Guest artists: Vocalists Jonathan Blalock and Noah Galvin, Sara Davis Buechner, piano, and Meredith Brown, horn, MC Michelle Meow

Barber: Essay for Orchestra No. 1, Op. 12 (1938)
Britten: Serenade for Tenor, Horn and Strings, Op. 31 (1943)
Jennifer Higdon: Blue Cathedral (2000)
Rosser and Sohne: Songs
Saint-Saëns: Piano Concerto No. 2 in G minor, Op. 22 (1868)

A hallmark of Oakland Symphony seasons, the popular Notes From ... series annually focuses on music both familiar and fresh from specific communities and cultures. Past Notes From... concerts have featured music and artists of Native America, Vietnam, Persia, Armenia, China, the Philippines, Mexico and others. This year the spotlight will be on the LGBTQ community we will reflect on self-identity and self-expression through the artistry of LGBTQ composers and musicians--celebrating difference, finding common ground and embracing the beauty of authenticity. Featuring Noah Galvin from ABC's The Real O'Neals, tenor and actor Jonathan Blalock, pianist Sara Davis Buechner and MC'd by Bay Area community activist and TV personality Michelle Meow.

Rooted in Oakland
Friday, March 23, 2018, 8pm

With members of the Oakland Symphony MUSE orchestra

Kev Choice: World Premiere
George Frederick Bristow: Overture to Rip van Winkle (1855)
Schubert: Symphony No. 5 in B-flat Major, D. 485 (1816)

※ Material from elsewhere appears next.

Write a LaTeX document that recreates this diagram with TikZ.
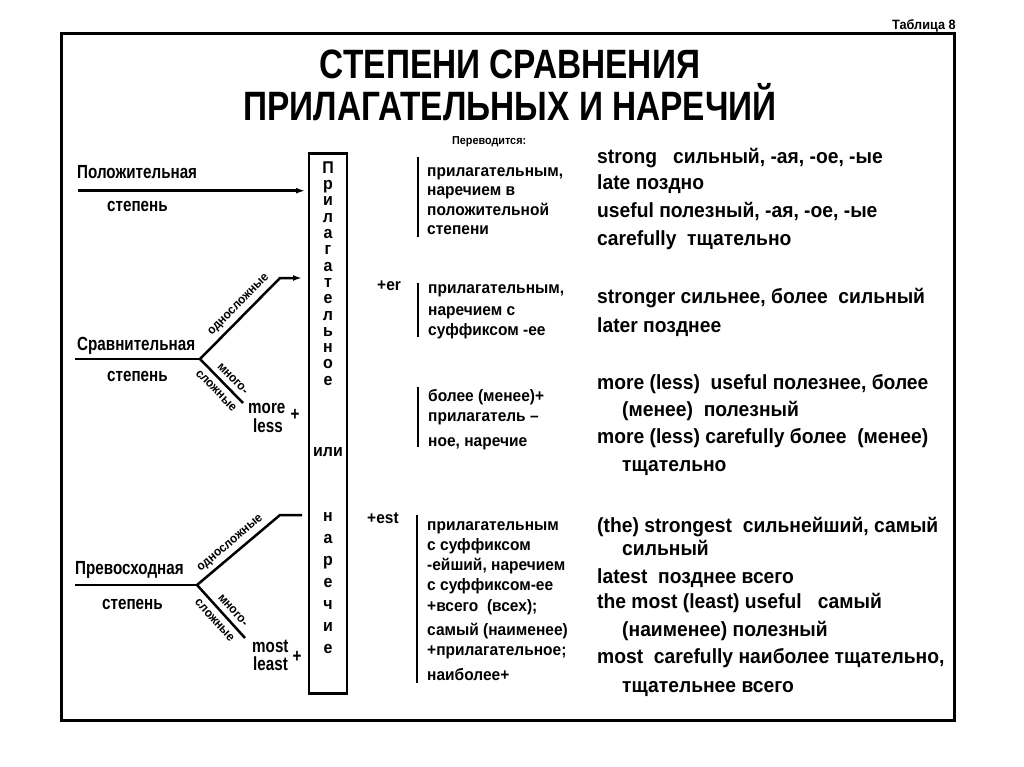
\documentclass[tikz,border=0pt]{standalone}
\usepackage{fontspec}
\setmainfont{Liberation Sans}
\newfontfamily\fT[FakeStretch=0.815]{Liberation Sans}
\newfontfamily\fL[FakeStretch=0.8]{Liberation Sans}
\newfontfamily\fM[FakeStretch=0.94]{Liberation Sans}
\usetikzlibrary{arrows.meta}
\begin{document}
\begin{tikzpicture}[x=1pt,y=-1pt,
  txt/.style={inner sep=0,anchor=base west},
  ttl/.style={inner sep=0,anchor=base,font=\fT\bfseries\fontsize{41}{41}\selectfont},
  lab/.style={txt,font=\fL\bfseries\fontsize{19}{19}\selectfont},
  mid/.style={txt,font=\fM\bfseries\fontsize{16.5}{16.5}\selectfont},
  rt/.style={txt,font=\fM\bfseries\fontsize{20.5}{20.5}\selectfont},
  sm/.style={inner sep=0,font=\fM\bfseries\fontsize{12.5}{12.5}\selectfont},
  vl/.style={inner sep=0,anchor=base,font=\fM\bfseries\fontsize{17}{17}\selectfont},
  br/.style={line width=2.5pt},
  brk/.style={line width=2pt},
  arr/.style={br,-{Latex[length=9pt,width=6pt]}}
]
\useasboundingbox (0,0) rectangle (1024,767);
% frame
\draw[line width=3pt] (61,34) rectangle (954,720);
\node[txt,font=\fM\bfseries\fontsize{13.5}{13.5}\selectfont] (tab) at (892,30) {Таблица 8};
% title
\node[ttl] (t1) at (510,79) {СТЕПЕНИ СРАВНЕНИЯ};
\node[ttl] (t2) at (510,121) {ПРИЛАГАТЕЛЬНЫХ И НАРЕЧИЙ};
% vertical box
\node[draw,line width=2.5pt,minimum width=38pt,minimum height=540pt,inner sep=0] (box) at (328,423.5) {};
\foreach \ch [count=\i] in {П,р,и,л,а,г,а,т,е,л,ь,н,о,е}
  \node[vl] (v\i) at (328,{173.3+16.3*(\i-1)}) {\ch};
\node[vl] (ili) at (328,456) {или};
\foreach \ch [count=\i] in {н,а,р,е,ч,и,е}
  \node[vl] (w\i) at (328,{521.7+21.9*(\i-1)}) {\ch};
% positive
\node[lab] (pos) at (77,179) {Положительная};
\node[lab] (posS) at (107,212) {степень};
\coordinate (p0) at (78,190.7);
\coordinate (p1) at (305,190.7);
\draw[arr] (p0) -- (p1);
% comparative
\node[lab] (cmp) at (77,350) {Сравнительная};
\node[lab] (cmpS) at (107,381) {степень};
\coordinate (c0) at (75,359);
\coordinate (cj) at (200,359);
\coordinate (cu) at (280,278);
\coordinate (ca) at (302,278);
\coordinate (cl) at (243,403);
\draw[br] (c0) -- (cj);
\draw[arr] (cj) -- node[sm,sloped,above=4pt,pos=.575] (cm1) {односложные} (cu) -- (ca);
\draw[br] (cj) -- node[sm,sloped,above=5pt,pos=.6] (cm2) {много-} node[sm,sloped,below=6pt,pos=.55] (cm3) {сложные} (cl);
\node[lab] (more) at (248,413) {more};
\node[lab] (less) at (253,432) {less};
\node[lab,anchor=center] (cplus) at (295,415) {+};
% superlative
\node[lab] (sup) at (75,574) {Превосходная};
\node[lab] (supS) at (102,609) {степень};
\coordinate (s0) at (75,585);
\coordinate (sj) at (197,585);
\coordinate (su) at (280,515);
\coordinate (sa) at (302,515);
\coordinate (sl) at (245,638);
\draw[br] (s0) -- (sj);
\draw[br] (sj) -- node[sm,sloped,above=4pt,pos=.48] (sm1) {односложные} (su) -- (sa);
\draw[br] (sj) -- node[sm,sloped,above=5pt,pos=.6] (sm2) {много-} node[sm,sloped,below=6pt,pos=.53] (sm3) {сложные} (sl);
\node[lab] (most) at (252,652) {most};
\node[lab] (least) at (253,670) {least};
\node[lab,anchor=center] (splus) at (297,657) {+};
% middle column
\node[txt,font=\fM\bfseries\fontsize{11.5}{11.5}\selectfont] (perev) at (452,145) {Переводится:};
\coordinate (b1t) at (418,157); \coordinate (b1b) at (418,237);
\coordinate (b2t) at (418,283); \coordinate (b2b) at (418,337);
\coordinate (b3t) at (418,387); \coordinate (b3b) at (418,447);
\coordinate (b4t) at (417,515); \coordinate (b4b) at (417,683);
\draw[brk] (b1t) -- (b1b);
\draw[brk] (b2t) -- (b2b);
\draw[brk] (b3t) -- (b3b);
\draw[brk] (b4t) -- (b4b);
\node[mid] (m11) at (427,176.7) {прилагательным,};
\node[mid] (m12) at (427,195.7) {наречием в};
\node[mid] (m13) at (427,215) {положительной};
\node[mid] (m14) at (427,235) {степени};
\node[mid] (er) at (377,290) {+er};
\node[mid] (m21) at (428,293) {прилагательным,};
\node[mid] (m22) at (428,315) {наречием с};
\node[mid] (m23) at (428,335) {суффиксом -ее};
\node[mid] (m31) at (428,401.7) {более (менее)+};
\node[mid] (m32) at (428,421.7) {прилагатель –};
\node[mid] (m33) at (428,446.7) {ное, наречие};
\node[mid] (est) at (367,523) {+est};
\node[mid] (m41) at (427,530) {прилагательным};
\node[mid] (m42) at (427,550) {с суффиксом};
\node[mid] (m43) at (427,570.7) {-ейший, наречием};
\node[mid] (m44) at (427,590.7) {с суффиксом-ее};
\node[mid] (m45) at (427,611.7) {+всего\ \ (всех);};
\node[mid] (m46) at (427,635) {самый (наименее)};
\node[mid] (m47) at (427,655) {+прилагательное;};
\node[mid] (m48) at (427,680) {наиболее+};
% right column
\node[rt] (r1) at (597,163.3) {strong\ \ \ сильный, -ая, -ое, -ые};
\node[rt] (r2) at (597,190) {late поздно};
\node[rt] (r3) at (597,218) {useful полезный, -ая, -ое, -ые};
\node[rt] (r4) at (597,245) {carefully\ \ тщательно};
\node[rt] (r5) at (597,303) {stronger сильнее, более\ \ сильный};
\node[rt] (r6) at (597,332) {later позднее};
\node[rt] (r7) at (597,389) {more (less)\ \ useful полезнее, более};
\node[rt] (r8) at (622,416) {(менее)\ \ полезный};
\node[rt] (r9) at (597,443) {more (less) carefully более\ \ (менее)};
\node[rt] (r10) at (622,471) {тщательно};
\node[rt] (r11) at (597,532) {(the) strongest\ \ сильнейший, самый};
\node[rt] (r12) at (622,555) {сильный};
\node[rt] (r13) at (597,583) {latest\ \ позднее всего};
\node[rt] (r14) at (597,608) {the most (least) useful\ \ \ самый};
\node[rt] (r15) at (622,636) {(наименее) полезный};
\node[rt] (r16) at (597,663) {most\ \ carefully наиболее тщательно,};
\node[rt] (r17) at (622,692) {тщательнее всего};
\end{tikzpicture}
\end{document}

Oakland native Kev Choice is a classically-trained pianist who uses wit and creative lyrics to infuse his unique blend of jazz, R&B and soul with a positive message. Oakland Symphony has commissioned a new work by Choice, to be played alongside Schubert's 5th symphony and a lost Romantic gem, George Frederick Bristow's overture to his opera, Rip van Winkle.

The Artist's Struggle
Friday, May 18, 2018, 8pm

Bernstein: Serenade for Violin and Orchestra (1954) (Soloist to be announced)
Tchaikovsky: Symphony No. 6 in B minor, Op. 74 "Pathetique" (1893)

Oakland Symphony celebrates the 100th birthday of Leonard Bernstein, whose musical accomplishments mirrored his lifelong and sometimes controversial commitment to promoting political change. His Serenade for violin drew its inspiration from Plato's Symposium and is a technically challenging, game-changing take on the violin concerto.